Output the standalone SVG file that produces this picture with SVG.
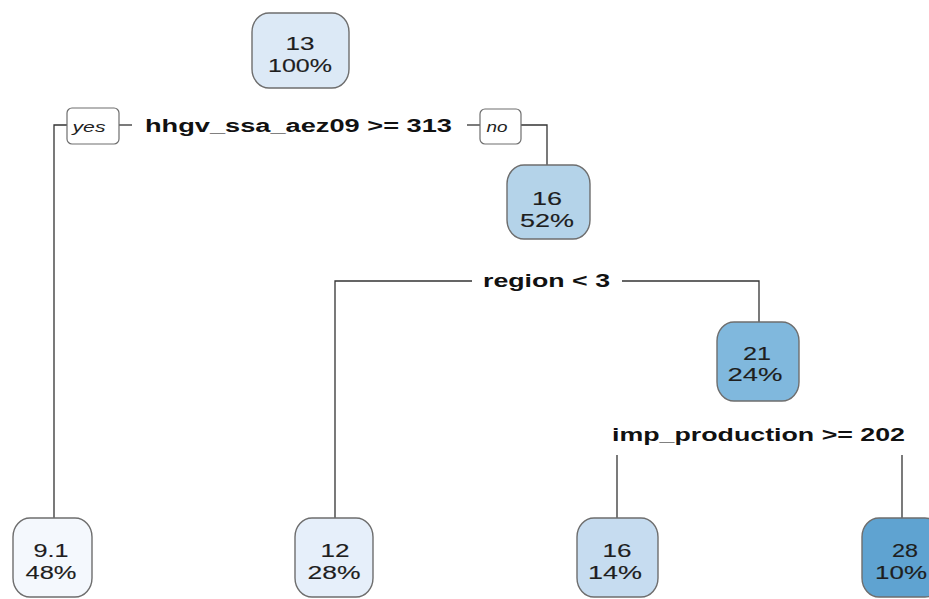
<svg xmlns="http://www.w3.org/2000/svg" width="929" height="599" viewBox="0 0 929 599">
  <defs>
    <style>
      .node rect { stroke: #6e6e6e; stroke-width: 1.4; }
      .node text { font-family: "Liberation Sans", Arial, sans-serif; font-size: 17.5px; fill: #1e1e1e; stroke: #1e1e1e; stroke-width: 0.12; text-anchor: middle; }
      .split { font-family: "Liberation Sans", Arial, sans-serif; font-size: 18px; font-weight: bold; fill: #111; text-anchor: middle; }
      .tag rect { fill: #fff; stroke: #6e6e6e; stroke-width: 1.2; }
      .tag text { font-family: "Liberation Sans", Arial, sans-serif; font-size: 14px; font-style: italic; fill: #222; text-anchor: middle; }
      .edges { fill: none; stroke: #333; stroke-width: 1.3; }
    </style>
  </defs>
  <rect width="929" height="599" fill="#ffffff"/>

  <!-- connectors -->
  <g id="connectors" class="edges">
    <polyline points="67,125 54,125 54,518"/>
    <line x1="119" y1="125" x2="132" y2="125"/>
    <line x1="467" y1="125" x2="480" y2="125"/>
    <polyline points="521,125 547,125 547,165"/>
    <polyline points="472,281 335,281 335,518"/>
    <polyline points="622,281 759,281 759,322"/>
    <line x1="617" y1="455" x2="617" y2="518"/>
    <line x1="902" y1="455" x2="902" y2="518"/>
  </g>

  <!-- yes / no tags -->
  <g id="tag-yes" class="tag">
    <rect x="67" y="108" width="52" height="36" rx="5" ry="5"/>
    <text x="89" y="132" textLength="33" lengthAdjust="spacingAndGlyphs">yes</text>
  </g>
  <g id="tag-no" class="tag">
    <rect x="480" y="109" width="41" height="35" rx="5" ry="5"/>
    <text x="497" y="132" textLength="21" lengthAdjust="spacingAndGlyphs">no</text>
  </g>

  <!-- split labels -->
  <text id="split-1" class="split" x="298.5" y="132" textLength="307" lengthAdjust="spacingAndGlyphs">hhgv_ssa_aez09 &gt;= 313</text>
  <text id="split-2" class="split" x="546.5" y="287" textLength="127" lengthAdjust="spacingAndGlyphs">region &lt; 3</text>
  <text id="split-3" class="split" x="758.5" y="441" textLength="293" lengthAdjust="spacingAndGlyphs">imp_production &gt;= 202</text>

  <!-- nodes -->
  <g id="node-root" class="node">
    <rect x="252" y="13" width="97" height="75" rx="17" ry="19" fill="#dce9f6"/>
    <text x="300" y="50" textLength="29" lengthAdjust="spacingAndGlyphs">13</text>
    <text x="300" y="72" textLength="64" lengthAdjust="spacingAndGlyphs">100%</text>
  </g>
  <g id="node-16a" class="node">
    <rect x="507" y="165" width="83" height="74" rx="17" ry="19" fill="#b4d3e9"/>
    <text x="547" y="205" textLength="30" lengthAdjust="spacingAndGlyphs">16</text>
    <text x="547" y="227" textLength="54" lengthAdjust="spacingAndGlyphs">52%</text>
  </g>
  <g id="node-21" class="node">
    <rect x="717" y="322" width="82" height="79" rx="17" ry="19" fill="#80b8dd"/>
    <text x="757" y="360" textLength="28" lengthAdjust="spacingAndGlyphs">21</text>
    <text x="755" y="381" textLength="55" lengthAdjust="spacingAndGlyphs">24%</text>
  </g>
  <g id="node-9-1" class="node">
    <rect x="13" y="518" width="79" height="79" rx="17" ry="19" fill="#f4f8fd"/>
    <text x="51" y="557" textLength="35" lengthAdjust="spacingAndGlyphs">9.1</text>
    <text x="51" y="579" textLength="51" lengthAdjust="spacingAndGlyphs">48%</text>
  </g>
  <g id="node-12" class="node">
    <rect x="295" y="518" width="78" height="79" rx="17" ry="19" fill="#e6effa"/>
    <text x="335" y="557" textLength="29" lengthAdjust="spacingAndGlyphs">12</text>
    <text x="334" y="579" textLength="53" lengthAdjust="spacingAndGlyphs">28%</text>
  </g>
  <g id="node-16b" class="node">
    <rect x="577" y="518" width="81" height="79" rx="17" ry="19" fill="#c6dcf0"/>
    <text x="617" y="557" textLength="29" lengthAdjust="spacingAndGlyphs">16</text>
    <text x="615" y="579" textLength="54" lengthAdjust="spacingAndGlyphs">14%</text>
  </g>
  <g id="node-28" class="node">
    <rect x="862" y="518" width="80" height="79" rx="17" ry="19" fill="#5fa3d1"/>
    <text x="905" y="557" textLength="26" lengthAdjust="spacingAndGlyphs">28</text>
    <text x="901" y="579" textLength="52" lengthAdjust="spacingAndGlyphs">10%</text>
  </g>
</svg>
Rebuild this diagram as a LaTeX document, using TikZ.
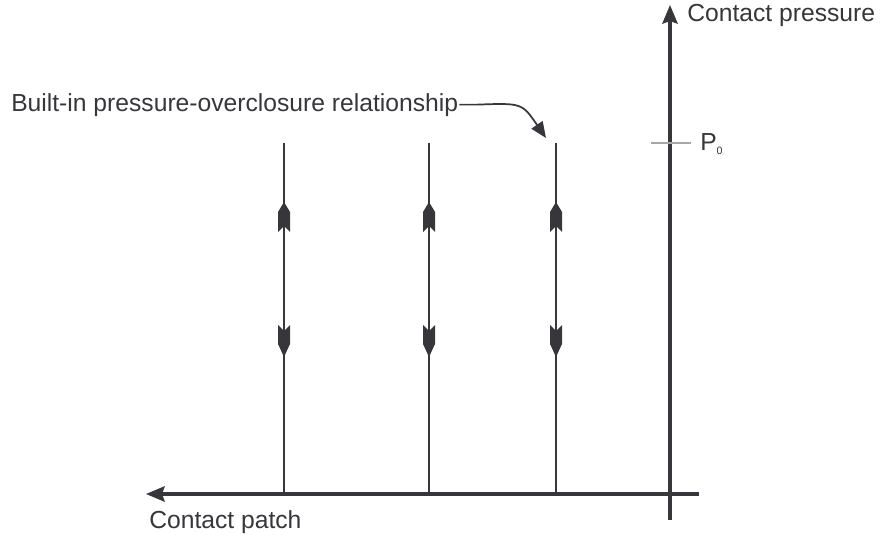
\documentclass[tikz,border=0pt]{standalone}
\usepackage{fontspec}
\setmainfont{Liberation Sans}
\usetikzlibrary{arrows.meta}
\definecolor{ink}{HTML}{36363B}

\tikzset{
  axis/.style={draw=ink, line width=2.3pt},
  relline/.style={draw=ink, line width=1.6pt},
  lbl/.style={text=ink, font=\fontsize{18.5}{22}\selectfont, inner sep=0.75pt},
  uptip/.pic={\fill[ink] (0,0) -- (6,-10) -- (6,-30) -- (0,-24) -- (-6,-30) -- (-6,-10) -- cycle;},
  downtip/.pic={\fill[ink] (0,0) -- (6,13) -- (6,32) -- (0,26) -- (-6,32) -- (-6,13) -- cycle;}
}

\begin{document}
\begin{tikzpicture}[x=0.75pt,y=0.75pt,yscale=-1,xscale=1]
\useasboundingbox (0,0) rectangle (881,535);
% axes
\coordinate (ybot) at (670,520);
\coordinate (ytop) at (670,5);
\coordinate (xright) at (699,494);
\coordinate (xleft) at (146,494);
\draw[axis,-{Stealth[length=14pt,width=11.5pt,inset=2pt]}] (ybot) -- (ytop);
\draw[axis,-{Stealth[length=14pt,width=11.5pt,inset=2pt]}] (xright) -- (xleft);
% P0 tick
\coordinate (tickl) at (651,143);
\coordinate (tickr) at (691,143);
\draw[gray!70, line width=0.8pt] (tickl) -- (tickr);
% relationship lines
\foreach \x/\n in {284/ra,429/rb,556/rc}{
  \coordinate (\n top) at (\x,143);
  \coordinate (\n bot) at (\x,494);
  \draw[relline] (\n top) -- (\n bot);
  \pic at (\x,202) {uptip};
  \pic at (\x,357) {downtip};
}
% labels
\node[lbl, anchor=base west] (ylab) at (686,22) {Contact pressure};
\node[lbl, anchor=base west] (xlab) at (148,528) {Contact patch};
\node[lbl, anchor=base west] (p0) at (699,150) {P\raisebox{-3.5pt}{\fontsize{8}{8}\selectfont 0}};
\node[lbl, anchor=base west] (rel) at (10,111) {Built-in pressure-overclosure relationship};
\coordinate (reltip) at (546,138);
\draw[relline, line width=1.3pt, -{Triangle[length=12pt,width=10pt]}] (rel.east) -- ++(18,0) .. controls (522,103) .. (reltip);
\end{tikzpicture}
\end{document}
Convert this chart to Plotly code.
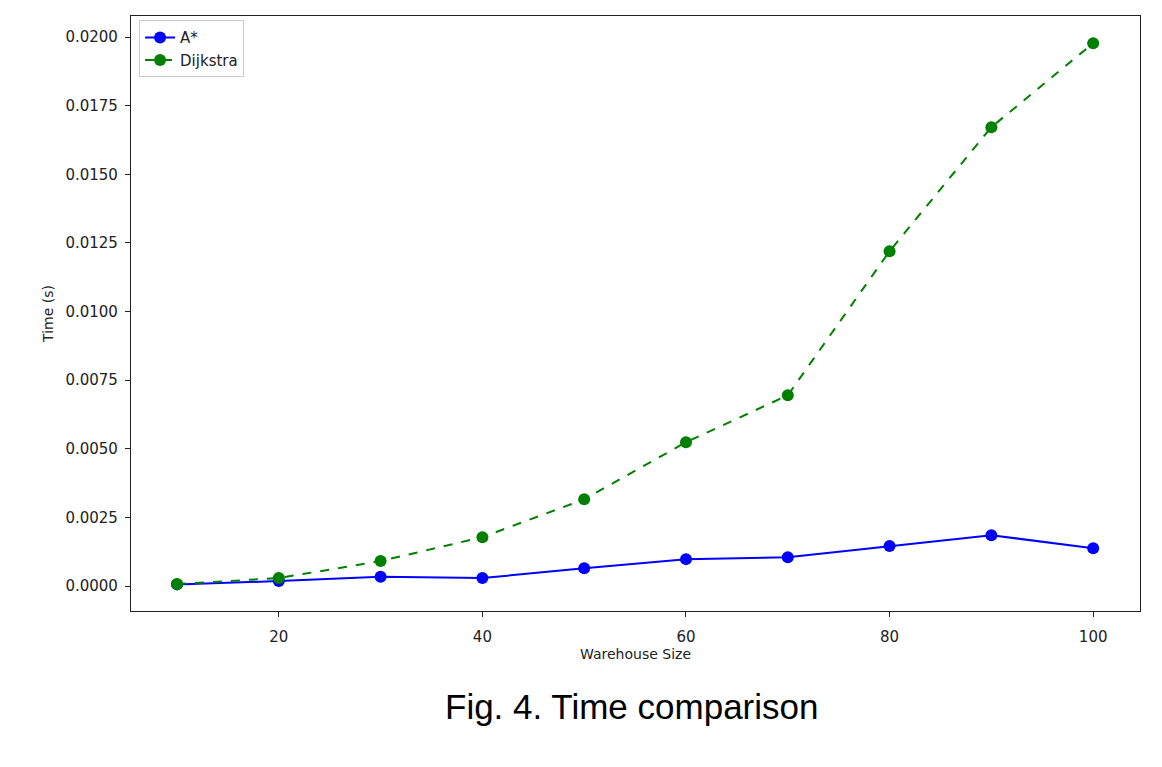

● ● ●

• [Exercise prompt]: Every record above should come back exactly, but without its pictures.

• [Answer for the task]:
Output the standalone SVG file that produces this picture with SVG.
<svg xmlns="http://www.w3.org/2000/svg" width="929" height="599" viewBox="0 0 929 599">
  <defs>
    <style>
      .node rect { stroke: #6e6e6e; stroke-width: 1.4; }
      .node text { font-family: "Liberation Sans", Arial, sans-serif; font-size: 17.5px; fill: #1e1e1e; stroke: #1e1e1e; stroke-width: 0.12; text-anchor: middle; }
      .split { font-family: "Liberation Sans", Arial, sans-serif; font-size: 18px; font-weight: bold; fill: #111; text-anchor: middle; }
      .tag rect { fill: #fff; stroke: #6e6e6e; stroke-width: 1.2; }
      .tag text { font-family: "Liberation Sans", Arial, sans-serif; font-size: 14px; font-style: italic; fill: #222; text-anchor: middle; }
      .edges { fill: none; stroke: #333; stroke-width: 1.3; }
    </style>
  </defs>
  <rect width="929" height="599" fill="#ffffff"/>

  <!-- connectors -->
  <g id="connectors" class="edges">
    <polyline points="67,125 54,125 54,518"/>
    <line x1="119" y1="125" x2="132" y2="125"/>
    <line x1="467" y1="125" x2="480" y2="125"/>
    <polyline points="521,125 547,125 547,165"/>
    <polyline points="472,281 335,281 335,518"/>
    <polyline points="622,281 759,281 759,322"/>
    <line x1="617" y1="455" x2="617" y2="518"/>
    <line x1="902" y1="455" x2="902" y2="518"/>
  </g>

  <!-- yes / no tags -->
  <g id="tag-yes" class="tag">
    <rect x="67" y="108" width="52" height="36" rx="5" ry="5"/>
    <text x="89" y="132" textLength="33" lengthAdjust="spacingAndGlyphs">yes</text>
  </g>
  <g id="tag-no" class="tag">
    <rect x="480" y="109" width="41" height="35" rx="5" ry="5"/>
    <text x="497" y="132" textLength="21" lengthAdjust="spacingAndGlyphs">no</text>
  </g>

  <!-- split labels -->
  <text id="split-1" class="split" x="298.5" y="132" textLength="307" lengthAdjust="spacingAndGlyphs">hhgv_ssa_aez09 &gt;= 313</text>
  <text id="split-2" class="split" x="546.5" y="287" textLength="127" lengthAdjust="spacingAndGlyphs">region &lt; 3</text>
  <text id="split-3" class="split" x="758.5" y="441" textLength="293" lengthAdjust="spacingAndGlyphs">imp_production &gt;= 202</text>

  <!-- nodes -->
  <g id="node-root" class="node">
    <rect x="252" y="13" width="97" height="75" rx="17" ry="19" fill="#dce9f6"/>
    <text x="300" y="50" textLength="29" lengthAdjust="spacingAndGlyphs">13</text>
    <text x="300" y="72" textLength="64" lengthAdjust="spacingAndGlyphs">100%</text>
  </g>
  <g id="node-16a" class="node">
    <rect x="507" y="165" width="83" height="74" rx="17" ry="19" fill="#b4d3e9"/>
    <text x="547" y="205" textLength="30" lengthAdjust="spacingAndGlyphs">16</text>
    <text x="547" y="227" textLength="54" lengthAdjust="spacingAndGlyphs">52%</text>
  </g>
  <g id="node-21" class="node">
    <rect x="717" y="322" width="82" height="79" rx="17" ry="19" fill="#80b8dd"/>
    <text x="757" y="360" textLength="28" lengthAdjust="spacingAndGlyphs">21</text>
    <text x="755" y="381" textLength="55" lengthAdjust="spacingAndGlyphs">24%</text>
  </g>
  <g id="node-9-1" class="node">
    <rect x="13" y="518" width="79" height="79" rx="17" ry="19" fill="#f4f8fd"/>
    <text x="51" y="557" textLength="35" lengthAdjust="spacingAndGlyphs">9.1</text>
    <text x="51" y="579" textLength="51" lengthAdjust="spacingAndGlyphs">48%</text>
  </g>
  <g id="node-12" class="node">
    <rect x="295" y="518" width="78" height="79" rx="17" ry="19" fill="#e6effa"/>
    <text x="335" y="557" textLength="29" lengthAdjust="spacingAndGlyphs">12</text>
    <text x="334" y="579" textLength="53" lengthAdjust="spacingAndGlyphs">28%</text>
  </g>
  <g id="node-16b" class="node">
    <rect x="577" y="518" width="81" height="79" rx="17" ry="19" fill="#c6dcf0"/>
    <text x="617" y="557" textLength="29" lengthAdjust="spacingAndGlyphs">16</text>
    <text x="615" y="579" textLength="54" lengthAdjust="spacingAndGlyphs">14%</text>
  </g>
  <g id="node-28" class="node">
    <rect x="862" y="518" width="80" height="79" rx="17" ry="19" fill="#5fa3d1"/>
    <text x="905" y="557" textLength="26" lengthAdjust="spacingAndGlyphs">28</text>
    <text x="901" y="579" textLength="52" lengthAdjust="spacingAndGlyphs">10%</text>
  </g>
</svg>
Rebuild this diagram as a LaTeX document, using TikZ.
\documentclass[tikz,border=0pt]{standalone}
\usepackage{fontspec}
\setmainfont{Liberation Sans}
\usetikzlibrary{arrows.meta}
\definecolor{ink}{HTML}{36363B}

\tikzset{
  axis/.style={draw=ink, line width=2.3pt},
  relline/.style={draw=ink, line width=1.6pt},
  lbl/.style={text=ink, font=\fontsize{18.5}{22}\selectfont, inner sep=0.75pt},
  uptip/.pic={\fill[ink] (0,0) -- (6,-10) -- (6,-30) -- (0,-24) -- (-6,-30) -- (-6,-10) -- cycle;},
  downtip/.pic={\fill[ink] (0,0) -- (6,13) -- (6,32) -- (0,26) -- (-6,32) -- (-6,13) -- cycle;}
}

\begin{document}
\begin{tikzpicture}[x=0.75pt,y=0.75pt,yscale=-1,xscale=1]
\useasboundingbox (0,0) rectangle (881,535);
% axes
\coordinate (ybot) at (670,520);
\coordinate (ytop) at (670,5);
\coordinate (xright) at (699,494);
\coordinate (xleft) at (146,494);
\draw[axis,-{Stealth[length=14pt,width=11.5pt,inset=2pt]}] (ybot) -- (ytop);
\draw[axis,-{Stealth[length=14pt,width=11.5pt,inset=2pt]}] (xright) -- (xleft);
% P0 tick
\coordinate (tickl) at (651,143);
\coordinate (tickr) at (691,143);
\draw[gray!70, line width=0.8pt] (tickl) -- (tickr);
% relationship lines
\foreach \x/\n in {284/ra,429/rb,556/rc}{
  \coordinate (\n top) at (\x,143);
  \coordinate (\n bot) at (\x,494);
  \draw[relline] (\n top) -- (\n bot);
  \pic at (\x,202) {uptip};
  \pic at (\x,357) {downtip};
}
% labels
\node[lbl, anchor=base west] (ylab) at (686,22) {Contact pressure};
\node[lbl, anchor=base west] (xlab) at (148,528) {Contact patch};
\node[lbl, anchor=base west] (p0) at (699,150) {P\raisebox{-3.5pt}{\fontsize{8}{8}\selectfont 0}};
\node[lbl, anchor=base west] (rel) at (10,111) {Built-in pressure-overclosure relationship};
\coordinate (reltip) at (546,138);
\draw[relline, line width=1.3pt, -{Triangle[length=12pt,width=10pt]}] (rel.east) -- ++(18,0) .. controls (522,103) .. (reltip);
\end{tikzpicture}
\end{document}
Convert this chart to Plotly code.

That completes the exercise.